There is truth here. But the UAE's record output reveals the blind spot: flexibility is a double-edged sword. The same adaptability that allows rapid cuts also permits opportunistic increases. The problem is not the speed of decision-making; it is the alignment of incentives. In a cartel, each member profits more by cheating. In a blockchain protocol, a miner profits more by following the rules. The UAE chose national interest over collective stability. A rational cartel member always will.

This is why the Ethereum transition to Proof of Stake introduced social slashing conditions—to deter validators from acting against the interest of the network. Still, the ultimate enforcement depends on social consensus. The oil market has no slashing. It only has diplomatic pressure, which clearly failed.

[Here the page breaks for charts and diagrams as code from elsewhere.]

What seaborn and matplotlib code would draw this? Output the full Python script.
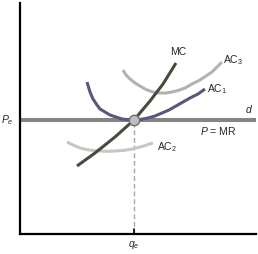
import matplotlib
matplotlib.use("Agg")
import matplotlib.pyplot as plt
import pandas as pd
import seaborn as sns

# curve points (quantity, price)
mc_q = [57, 75, 95, 114, 130, 143, 156]
mc_p = [68, 81, 97, 114, 133, 150, 171]

ac1_q = [67, 70, 73, 77, 80, 85, 90, 96, 102, 108, 114, 121, 128, 135, 142, 149, 156, 163, 170, 178, 185]
ac1_p = [152, 142, 135, 129, 125, 122, 119, 117, 115, 114.3, 114, 114.6, 116, 118, 121, 124, 128, 132, 136, 140, 145]

ac3_q = [103, 106, 110, 115, 120, 125, 130, 135, 140, 146, 152, 158, 165, 172, 180, 186, 192, 197, 202]
ac3_p = [164, 159, 155, 151, 148, 145, 143, 141.5, 141, 141, 142, 143.5, 146, 150, 154, 158, 162, 167, 172]

ac2_q = [47, 53, 60, 69, 78, 87, 95, 104, 112, 122, 133]
ac2_p = [92, 89, 86, 84, 83, 82.7, 83, 83.6, 85, 87.5, 91]

p_e = 114
q_e = 114

sns.set_style("white")
plt.rcParams['font.family'] = ['Liberation Sans', 'DejaVu Sans']
plt.rcParams['mathtext.fontset'] = 'custom'
plt.rcParams['mathtext.rm'] = 'Liberation Sans'
plt.rcParams['mathtext.it'] = 'Liberation Sans:italic'

fig = plt.figure(figsize=(2.58, 2.54), dpi=100)
ax = fig.add_axes([20/258, 20/254, 236/258, 231/254])
ax.set_xlim(0, 236)
ax.set_ylim(0, 231)

# demand / price line
ax.axhline(p_e, color='#858585', lw=2.9, zorder=2)

curves = [
    (ac2_q, ac2_p, '#c4c7c4'),
    (ac3_q, ac3_p, '#b2b2b2'),
    (ac1_q, ac1_p, '#58587c'),
    (mc_q, mc_p, '#4a4a3c'),
]
for q, p, c in curves:
    df = pd.DataFrame({'q': q, 'p': p})
    sns.lineplot(data=df, x='q', y='p', sort=False, estimator=None,
                 color=c, lw=2.2, ax=ax, zorder=3,
                 solid_joinstyle='round', solid_capstyle='butt')

ax.plot([q_e, q_e], [0, p_e], color='#a8a8a8', lw=1, ls=(0, (3.5, 2)), zorder=1)
ax.plot([q_e, q_e], [0, 5], color='black', lw=1.2)
ax.plot([q_e], [p_e], 'o', ms=7.5, mfc='#bdbdbd', mec='#6e6e6e', mew=1, zorder=5)

fs = 7.5
ax.text(158, 182, 'MC', fontsize=fs, ha='center', va='center')
ax.text(203, 174, r'AC$_3$', fontsize=fs, ha='left', va='center')
ax.text(187, 145, r'AC$_1$', fontsize=fs, ha='left', va='center')
ax.text(137, 87, r'AC$_2$', fontsize=fs, ha='left', va='center')
ax.text(229, 124, 'd', fontsize=fs, style='italic', ha='center', va='center')
ax.text(198, 103, r'$P$ = MR', fontsize=fs, ha='center', va='center')
ax.text(-13, 114, r'$P_e$', fontsize=fs, ha='center', va='center', clip_on=False)
ax.text(q_e, -11, r'$q_e$', fontsize=fs, ha='center', va='center', clip_on=False)

ax.set_xticks([])
ax.set_yticks([])
ax.set_xlabel('')
ax.set_ylabel('')
sns.despine(ax=ax)
for s in ['left', 'bottom']:
    ax.spines[s].set_linewidth(1.6)
    ax.spines[s].set_color('black')

fig.savefig('out.png', dpi=100)
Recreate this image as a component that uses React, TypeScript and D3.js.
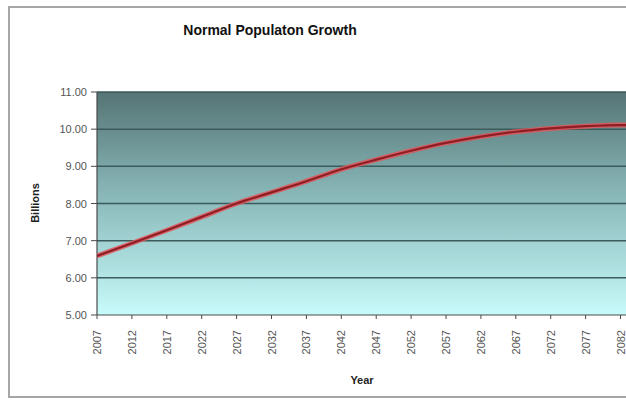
import React from "react";
import * as d3 from "d3";

// Projected world population (billions), sampled every five years
const years = [2007, 2012, 2017, 2022, 2027, 2032, 2037, 2042, 2047, 2052, 2057, 2062, 2067, 2072, 2077, 2082, 2083];
const billions = [6.59, 6.93, 7.28, 7.64, 8.0, 8.3, 8.6, 8.92, 9.18, 9.42, 9.63, 9.8, 9.93, 10.02, 10.08, 10.11, 10.11];
const yearTicks = [2007, 2012, 2017, 2022, 2027, 2032, 2037, 2042, 2047, 2052, 2057, 2062, 2067, 2072, 2077, 2082];
const valueTicks = [5, 6, 7, 8, 9, 10, 11];

const W = 626;
const H = 400;
const plot = { left: 97, right: 627.5, top: 92, bottom: 315 };

export default function App() {
  const x = d3.scaleLinear().domain([2007, 2083]).range([plot.left, plot.right]);
  const y = d3.scaleLinear().domain([5, 11]).range([plot.bottom, plot.top]);

  const pts = years.map((yr, i) => [yr, billions[i]] as [number, number]);
  const line = d3
    .line<[number, number]>()
    .x((d) => x(d[0]))
    .y((d) => y(d[1]))
    .curve(d3.curveMonotoneX)(pts) as string;

  const font = "Arial, 'Liberation Sans', sans-serif";

  return (
    <svg
      width={W}
      height={H}
      style={{ position: "absolute", left: 0, top: 0, background: "#fff" }}
      fontFamily={font}
    >
      <defs>
        <linearGradient id="bg" x1="0" y1="0" x2="0" y2="1">
          <stop offset="0" stopColor="#557475" />
          <stop offset="0.45" stopColor="#88b6b7" />
          <stop offset="1" stopColor="#c8fbfb" />
        </linearGradient>
        <clipPath id="plotClip">
          <rect x={plot.left} y={plot.top - 4} width={W - plot.left} height={plot.bottom - plot.top + 8} />
        </clipPath>
      </defs>

      {/* chart frame */}
      <rect x={9} y={7} width={W} height={390} fill="#fff" stroke="#a6a6a6" strokeWidth={2} />

      <text x={270} y={35} textAnchor="middle" fontSize={14} fontWeight="bold" fill="#111">
        Normal Populaton Growth
      </text>

      {/* plot background */}
      <rect x={plot.left} y={plot.top} width={W - plot.left} height={plot.bottom - plot.top} fill="url(#bg)" />

      {/* horizontal gridlines */}
      {valueTicks.slice(1).map((v) => (
        <line key={v} x1={plot.left} x2={W} y1={y(v)} y2={y(v)} stroke="#3b5a5b" strokeWidth={1.5} />
      ))}

      {/* axes */}
      <line x1={plot.left} x2={plot.left} y1={plot.top} y2={plot.bottom} stroke="#4a4a4a" strokeWidth={1.2} />
      <line x1={plot.left} x2={W} y1={plot.bottom} y2={plot.bottom} stroke="#4a4a4a" strokeWidth={1.2} />

      {valueTicks.map((v) => (
        <g key={v}>
          <line x1={plot.left - 6} x2={plot.left} y1={y(v)} y2={y(v)} stroke="#4a4a4a" />
          <text x={87} y={y(v) + 4} textAnchor="end" fontSize={11} fill="#555">
            {v.toFixed(2)}
          </text>
        </g>
      ))}

      {yearTicks.map((yr) => (
        <g key={yr}>
          <line x1={x(yr)} x2={x(yr)} y1={plot.bottom} y2={plot.bottom + 4} stroke="#4a4a4a" />
          <text
            transform={`translate(${x(yr) + 4},${330}) rotate(-90)`}
            textAnchor="end"
            fontSize={11}
            fill="#555"
          >
            {yr}
          </text>
        </g>
      ))}

      <text
        transform={`translate(39,203) rotate(-90)`}
        textAnchor="middle"
        fontSize={11}
        fontWeight="bold"
        fill="#222"
      >
        Billions
      </text>
      <text x={362} y={384} textAnchor="middle" fontSize={11} fontWeight="bold" fill="#222">
        Year
      </text>

      {/* population line */}
      <g clipPath="url(#plotClip)">
        <path d={line} fill="none" stroke="#e0575a" strokeWidth={5} strokeOpacity={0.85} />
        <path d={line} fill="none" stroke="#8e1d25" strokeWidth={2.2} />
      </g>
    </svg>
  );
}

Takeaway: The Uncomfortable Truth

The UAE's record oil production is more than a market event. It is a living illustration of why we need trustless systems for critical supply governance. Don't confuse liquidity with loyalty. A flood of oil today may lower gasoline prices, but it erodes the very structure that made OPEC+ powerful. In blockchain, the equivalent is a project that inflates its token supply to attract traders—short-term price suppression for long-term (dis)trust destruction.

The industry must ask: Are we truly building immutable systems, or just more transparent cartels? Every token with a „governance vote“ that can change supply is a potential UAE in waiting. The real innovation is not blockchain; it is the commitment to code that cannot be overridden. That commitment is what separates a protocol from a cartel. If we forget that, we are just pumping our own record production—and waiting for the next fracture.